[Entries with chart source code]
○ ○ ○ ○ ○ ○ ○
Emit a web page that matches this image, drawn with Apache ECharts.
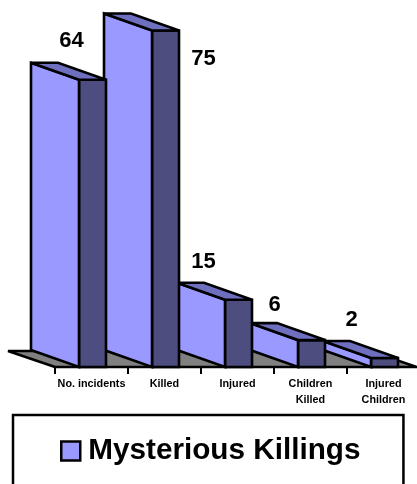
<!DOCTYPE html>
<html><head><meta charset="utf-8">
<style>html,body{margin:0;padding:0;background:#fff}#c{width:417px;height:484px}</style>
<script src="https://cdn.jsdelivr.net/npm/echarts@6/dist/echarts.min.js"></script>
</head><body><div id="c"></div>
<script>
const categories = ['No. incidents', 'Killed', 'Injured', 'Children\nKilled', 'Injured\nChildren'];
const values = [64, 75, 15, 6, 2];
const seriesName = 'Mysterious Killings';
// value-label nudges from the bar's top-centre (presentation only)
const labelNudgeX = [-20, 39, -34, -36, -32];
const labelNudgeY = [-39, 28, -38, -35, -38];

const FONT = '"Liberation Sans", Arial, sans-serif';
const INK = '#000';
const FRONT = '#9999FF', SIDE = '#4D4D80', TOP = '#6F6FC0', FLOOR = '#808080';
const DX = 47, DY = 17;       // depth vector of the pseudo-3D view
const FRONT_L = 24, SIDE_W = 27; // half width of lit face, width of dark face
const LW = 2.6;

const chart = echarts.init(document.getElementById('c'), null, {renderer: 'canvas'});

function renderBar(params, api) {
  const i = api.value(0), v = api.value(1);
  const base = api.coord([i, 0]), top = api.coord([i, v]);
  const band = api.size([1, 0])[0];
  const c = base[0] - band / 2;           // left tick of this band
  const xl = c - FRONT_L, xr = c + FRONT_L, xs = xr + SIDE_W;
  const yb = base[1], yt = top[1];
  const z = 100 - i;
  const st = fill => ({fill, stroke: INK, lineWidth: LW, lineJoin: 'miter', miterLimit: 2});
  return {type: 'group', children: [
    {type: 'polygon', z2: z, shape: {points: [[xr, yt], [xs, yt], [xs, yb], [xr, yb]]}, style: st(SIDE)},
    {type: 'polygon', z2: z, shape: {points: [[xl, yt - DY], [xr, yt], [xr, yb], [xl, yb - DY]]}, style: st(FRONT)},
    {type: 'polygon', z2: z, shape: {points: [[xl, yt - DY], [xl + SIDE_W, yt - DY], [xs, yt], [xr, yt]]}, style: st(TOP)},
    {type: 'text', z2: 200, style: {
      x: c + band / 2 + labelNudgeX[i], y: yt + labelNudgeY[i],
      text: String(v), fill: INK, font: 'bold 22px ' + FONT, textAlign: 'center', textVerticalAlign: 'middle'}}
  ]};
}

function renderFloor(params, api) {
  const band = api.size([1, 0])[0];
  const l = api.coord([0, 0]), r = api.coord([categories.length - 1, 0]);
  const x0 = l[0] - band / 2, x1 = r[0] + band / 2 - 3, y = l[1];
  return {type: 'polygon', shape: {points: [[x0, y], [x0 - DX, y - DY + 1], [x1 - DX, y - DY + 1], [x1, y]]},
    style: {fill: FLOOR, stroke: INK, lineWidth: LW, lineJoin: 'miter', miterLimit: 2}};
}

chart.setOption({
  animation: false,
  backgroundColor: '#fff',
  grid: {left: 55, top: 8, width: 365, height: 359, containLabel: false, outerBoundsMode: 'none'},
  xAxis: {
    type: 'category', data: categories,
    axisLine: {show: true, lineStyle: {color: INK, width: 2}},
    axisTick: {show: true, alignWithLabel: false, length: 7, lineStyle: {color: INK, width: 2}},
    axisLabel: {interval: 0, color: INK, fontFamily: FONT, fontWeight: 'bold', fontSize: 10.8, lineHeight: 16, margin: 9},
    z: 3
  },
  yAxis: {type: 'value', min: 0, max: 80, show: false, splitLine: {show: false}},
  legend: {
    left: 13, top: 415, orient: 'horizontal',
    data: [{name: seriesName, icon: 'rect', itemStyle: {color: FRONT, borderColor: INK, borderWidth: 2.5}}],
    itemWidth: 19, itemHeight: 19, itemGap: 0,
    padding: [21, 43, 46, 47],
    borderColor: INK, borderWidth: 2.5, backgroundColor: '#fff',
    selectedMode: false,
    textStyle: {color: INK, fontFamily: FONT, fontWeight: 'bold', fontSize: 29.7, padding: [0, 0, 0, 3]}
  },
  series: [
    {type: 'custom', name: 'floor', silent: true, z: 1, clip: false, renderItem: renderFloor, data: [[0, 0]], encode: {x: 0, y: 1}},
    {type: 'custom', name: seriesName, z: 2, clip: false, renderItem: renderBar,
      itemStyle: {color: FRONT},
      data: values.map((v, i) => [i, v]), encode: {x: 0, y: 1}}
  ]
});
</script></body></html>
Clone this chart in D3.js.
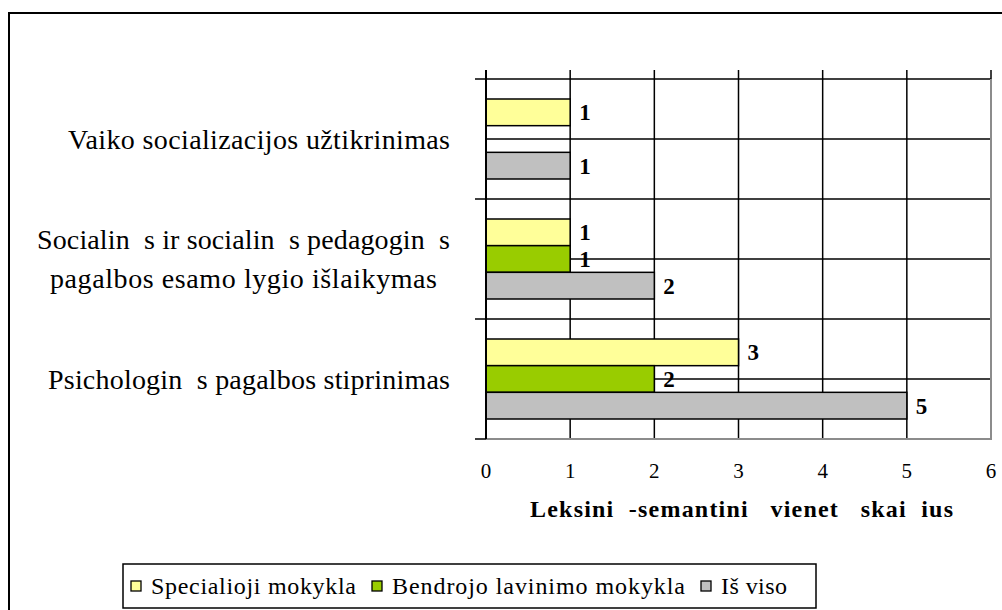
<!DOCTYPE html>
<meta charset="utf-8">
<style>
body { margin: 0; background: #fff; }
text { font-family: "Liberation Serif", "Times New Roman", serif; fill: #000; }
</style>
<svg width="1002" height="610"></svg>
<script src="https://d3js.org/d3.v7.min.js"></script>
<script>

var categories = [
  ["Vaiko socializacijos užtikrinimas"],
  ["Socialin  s ir socialin  s pedagogin  s", "pagalbos esamo lygio išlaikymas"],
  ["Psichologin  s pagalbos stiprinimas"]
];
var series = ["Specialioji mokykla", "Bendrojo lavinimo mokykla", "Iš viso"];
var colors = ["#ffff99", "#99cc00", "#c0c0c0"];
var values = [
  [1, 0, 1],
  [1, 1, 2],
  [3, 2, 5]
];
var ticks = [0, 1, 2, 3, 4, 5, 6];
var axisTitle = "Leksini  -semantini   vienet   skai  ius";

// widths of the stretched word-processor text, per line
var labelWidths = [[382], [413, 387], [402]];
var legendWidths = [205, 293, 66];

var svg = d3.select("svg");

// outer chart border
svg.append("rect")
    .attr("x", 9).attr("y", 13)
    .attr("width", 1010).attr("height", 620)
    .attr("fill", "none")
    .attr("stroke", "#000")
    .attr("stroke-width", 2);

var plotLeft = 486, plotRight = 991, plotTop = 79, plotBottom = 439;

var x = d3.scaleLinear().domain([0, 6]).range([plotLeft, plotRight]);
var y = d3.scaleBand().domain(d3.range(categories.length)).range([plotTop, plotBottom]);
var ySub = d3.scaleBand().domain(d3.range(series.length)).range([20, y.bandwidth() - 20]);

var grid = svg.append("g");

// horizontal lines at band edges and band middles
var hLines = [];
categories.forEach(function(c, i) {
  hLines.push(y(i));
  hLines.push(y(i) + y.bandwidth() / 2);
});
grid.selectAll(".h").data(hLines).enter().append("line")
    .attr("x1", plotLeft).attr("x2", plotRight)
    .attr("y1", function(d) { return d; })
    .attr("y2", function(d) { return d; })
    .attr("stroke", "#000").attr("stroke-width", 1.5);

// vertical gridlines, poking a little above the top
grid.selectAll(".v").data(ticks.slice(1)).enter().append("line")
    .attr("x1", function(d) { return x(d); })
    .attr("x2", function(d) { return x(d); })
    .attr("y1", plotTop - 9)
    .attr("y2", function(d) { return d === 6 ? plotTop : plotBottom; })
    .attr("stroke", "#000").attr("stroke-width", 1.5);

// plot border right + bottom (grey)
grid.append("path")
    .attr("d", "M" + plotRight + "," + plotTop + "V" + plotBottom + "H" + plotLeft)
    .attr("fill", "none")
    .attr("stroke", "#8c8c8c").attr("stroke-width", 2);

// bars + value labels
svg.selectAll(".cat").data(values).enter().append("g")
    .attr("transform", function(d, i) { return "translate(0," + y(i) + ")"; })
  .each(function(row) {
    var g = d3.select(this);
    row.forEach(function(v, j) {
      if (v <= 0) return;
      g.append("rect")
          .attr("x", x(0))
          .attr("y", ySub(j))
          .attr("width", x(v) - x(0))
          .attr("height", ySub.bandwidth())
          .attr("fill", colors[j])
          .attr("stroke", "#000").attr("stroke-width", 1.5);
      g.append("text")
          .attr("x", x(v) + 9)
          .attr("y", ySub(j) + ySub.bandwidth() / 2)
          .attr("dy", "0.35em")
          .style("font-size", "23px")
          .style("font-weight", "bold")
          .text(v);
    });
  });

// category axis line + ticks
var yAxis = svg.append("g");
yAxis.append("line")
    .attr("x1", plotLeft).attr("x2", plotLeft)
    .attr("y1", plotTop - 9).attr("y2", plotBottom)
    .attr("stroke", "#000").attr("stroke-width", 2);
yAxis.selectAll(".t").data(d3.range(categories.length + 1)).enter().append("line")
    .attr("x1", plotLeft - 11).attr("x2", plotLeft)
    .attr("y1", function(d) { return d < categories.length ? y(d) : plotBottom; })
    .attr("y2", function(d) { return d < categories.length ? y(d) : plotBottom; })
    .attr("stroke", "#000").attr("stroke-width", 1.5);

// category labels (block right edge at 450, lines centred in the block)
categories.forEach(function(lines, i) {
  var cy = y(i) + y.bandwidth() / 2;
  var lh = 39;
  var blockW = d3.max(labelWidths[i]);
  var cx = 450 - blockW / 2;
  lines.forEach(function(s, k) {
    svg.append("text")
        .attr("x", cx - labelWidths[i][k] / 2)
        .attr("y", cy + (k - (lines.length - 1) / 2) * lh)
        .attr("dy", "0.35em")
        .attr("textLength", labelWidths[i][k])
        .attr("lengthAdjust", "spacing")
        .style("font-size", "28px")
        .style("white-space", "pre")
        .text(s);
  });
});

// value axis tick labels
svg.selectAll(".xt").data(ticks).enter().append("text")
    .attr("x", function(d) { return x(d); })
    .attr("y", 471)
    .attr("dy", "0.35em")
    .attr("text-anchor", "middle")
    .style("font-size", "21px")
    .text(function(d) { return d; });

svg.append("text")
    .attr("x", 530)
    .attr("y", 509)
    .attr("dy", "0.35em")
    .attr("textLength", 423)
    .attr("lengthAdjust", "spacing")
    .style("font-size", "24px")
    .style("font-weight", "bold")
    .style("white-space", "pre")
    .text(axisTitle);

// legend
var legend = svg.append("g");
legend.append("rect")
    .attr("x", 123).attr("y", 564)
    .attr("width", 693).attr("height", 44)
    .attr("fill", "#fff")
    .attr("stroke", "#000").attr("stroke-width", 1.5);
var lx = 131;
series.forEach(function(s, j) {
  legend.append("rect")
      .attr("x", lx).attr("y", 581)
      .attr("width", 10).attr("height", 10)
      .attr("fill", colors[j])
      .attr("stroke", "#000").attr("stroke-width", 1.3);
  legend.append("text")
      .attr("x", lx + 20)
      .attr("y", 586)
      .attr("dy", "0.35em")
      .attr("textLength", legendWidths[j])
      .attr("lengthAdjust", "spacing")
      .style("font-size", "24px")
      .text(s);
  lx += 20 + legendWidths[j] + 16;
});

</script>
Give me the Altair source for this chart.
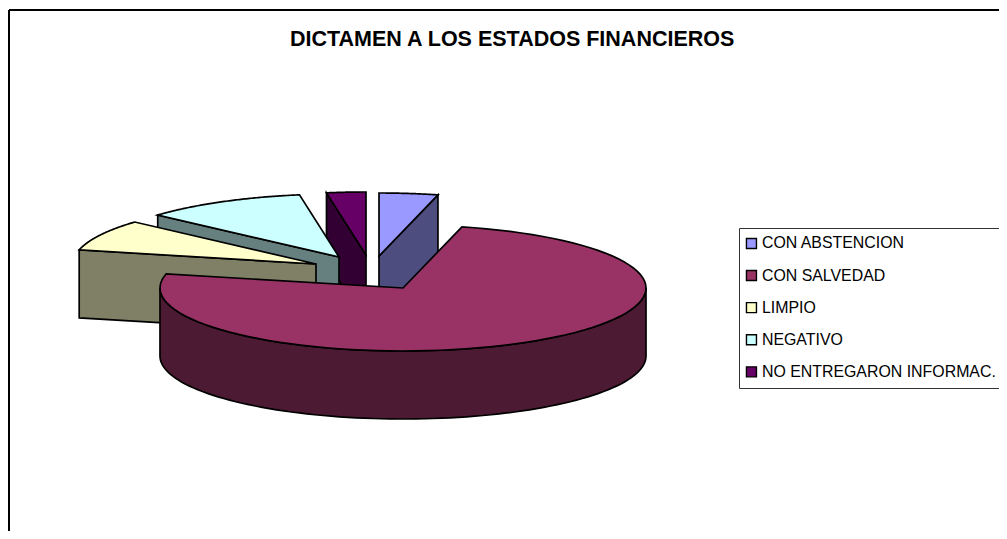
import numpy as np
import pandas as pd
import altair as alt

slices = ["CON ABSTENCION", "CON SALVEDAD", "LIMPIO", "NEGATIVO", "NO ENTREGARON INFORMAC."]
shares = [3.9, 74.7, 8.0, 10.8, 2.6]
top_colors = ["#9999FF", "#993366", "#FFFFCC", "#CCFFFF", "#660066"]
side_colors = ["#4D4D80", "#4D1A33", "#808066", "#668080", "#330033"]
title_text = "DICTAMEN A LOS ESTADOS FINANCIEROS"

apex_x = [379, 403, 316, 339, 366]
apex_y = [256, 288, 264, 257, 255]
RX, RY, DEPTH = 243, 63, 68
W, H = 999, 531
M = 8

edges = np.radians(np.cumsum([0] + shares) * 3.6)


def arc(i, a0, a1, n=90):
    t = np.linspace(a0, a1, n)
    return apex_x[i] + RX * np.sin(t), apex_y[i] - RY * np.cos(t)


def poly_top(i):
    xs, ys = arc(i, edges[i], edges[i + 1])
    return np.r_[apex_x[i], xs], np.r_[apex_y[i], ys]


def poly_cut(i, angle):
    x, y = arc(i, angle, angle, 1)
    return (np.r_[apex_x[i], x[0], x[0], apex_x[i]],
            np.r_[apex_y[i], y[0], y[0] + DEPTH, apex_y[i] + DEPTH])


def poly_rim(i, a0, a1):
    xs, ys = arc(i, a0, a1)
    return np.r_[xs, xs[::-1]], np.r_[ys, ys[::-1] + DEPTH]


x_scale = alt.Scale(domain=[M, W], range=[0, W - M], nice=False, zero=False)
y_scale = alt.Scale(domain=[M, H], range=[0, H - M], nice=False, zero=False)
fill_scale = alt.Scale(domain=slices, range=top_colors)
legend = alt.Legend(
    orient="none", legendX=731, legendY=220, title=None,
    symbolType="square", symbolSize=100, symbolStrokeColor="black", symbolStrokeWidth=1.4,
    symbolOffset=-3,
    labelFont="Liberation Sans", labelFontSize=15.9, labelColor="black", labelLimit=400,
    rowPadding=15.1, padding=7.5, labelOffset=2.5, fillColor="white",
    strokeColor="#333333", symbolOpacity=1)


def shape(xs, ys, name, side):
    df = pd.DataFrame({"x": xs, "y": ys, "k": np.arange(len(xs)), "slice": name})
    base = alt.Chart(df).mark_line(interpolate="linear-closed", stroke="black", strokeWidth=1.7, clip=False)
    enc = dict(
        x=alt.X("x:Q", scale=x_scale, axis=None),
        y=alt.Y("y:Q", scale=y_scale, axis=None),
        order=alt.Order("k:Q"),
    )
    if side:
        return base.encode(fill=alt.value(side_colors[slices.index(name)]), **enc)
    return base.encode(fill=alt.Fill("slice:N", scale=fill_scale, legend=legend), **enc)


layers = []
frame = pd.DataFrame({"x": [9, 9], "y": [10, 10], "x2": [W, 9], "y2": [10, H]})
layers.append(alt.Chart(frame).mark_rule(color="black", strokeWidth=2).encode(
    x=alt.X("x:Q", scale=x_scale, axis=None), y=alt.Y("y:Q", scale=y_scale, axis=None), x2="x2:Q", y2="y2:Q"))

i = 0
layers += [shape(*poly_cut(i, edges[1]), slices[i], True), shape(*poly_top(i), slices[i], False)]
i = 4
layers += [shape(*poly_cut(i, edges[4]), slices[i], True), shape(*poly_top(i), slices[i], False)]
i = 3
layers += [shape(*poly_cut(i, edges[3]), slices[i], True), shape(*poly_top(i), slices[i], False)]
i = 2
layers += [shape(*poly_cut(i, edges[2]), slices[i], True), shape(*poly_top(i), slices[i], False)]
i = 1
layers += [shape(*poly_rim(i, np.pi / 2, 1.5 * np.pi), slices[i], True), shape(*poly_top(i), slices[i], False)]

chart = alt.layer(*layers).properties(
    width=W - M, height=H - M, padding=0,
    autosize=alt.AutoSizeParams(type="none"),
    title=alt.TitleParams(title_text, font="Liberation Sans", fontSize=21.5, fontWeight="bold", color="black",
                          anchor="start", frame="group", dx=282, dy=42, offset=0),
).configure_view(stroke=None)

chart.save("out.html", embed_options={"renderer": "svg", "actions": False})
○ ○ ○ ○ ○ ○ ○
» What is needed
Give again, word for word, only the lines starting at the line with "Give me the Altair source for this chart." and ending at the line with "A LOS ESTADOS", keeping both end lines; pictures stay out.

» Solved exercise
Give me the Altair source for this chart.
import numpy as np
import pandas as pd
import altair as alt

slices = ["CON ABSTENCION", "CON SALVEDAD", "LIMPIO", "NEGATIVO", "NO ENTREGARON INFORMAC."]
shares = [3.9, 74.7, 8.0, 10.8, 2.6]
top_colors = ["#9999FF", "#993366", "#FFFFCC", "#CCFFFF", "#660066"]
side_colors = ["#4D4D80", "#4D1A33", "#808066", "#668080", "#330033"]
title_text = "DICTAMEN A LOS ESTADOS FINANCIEROS"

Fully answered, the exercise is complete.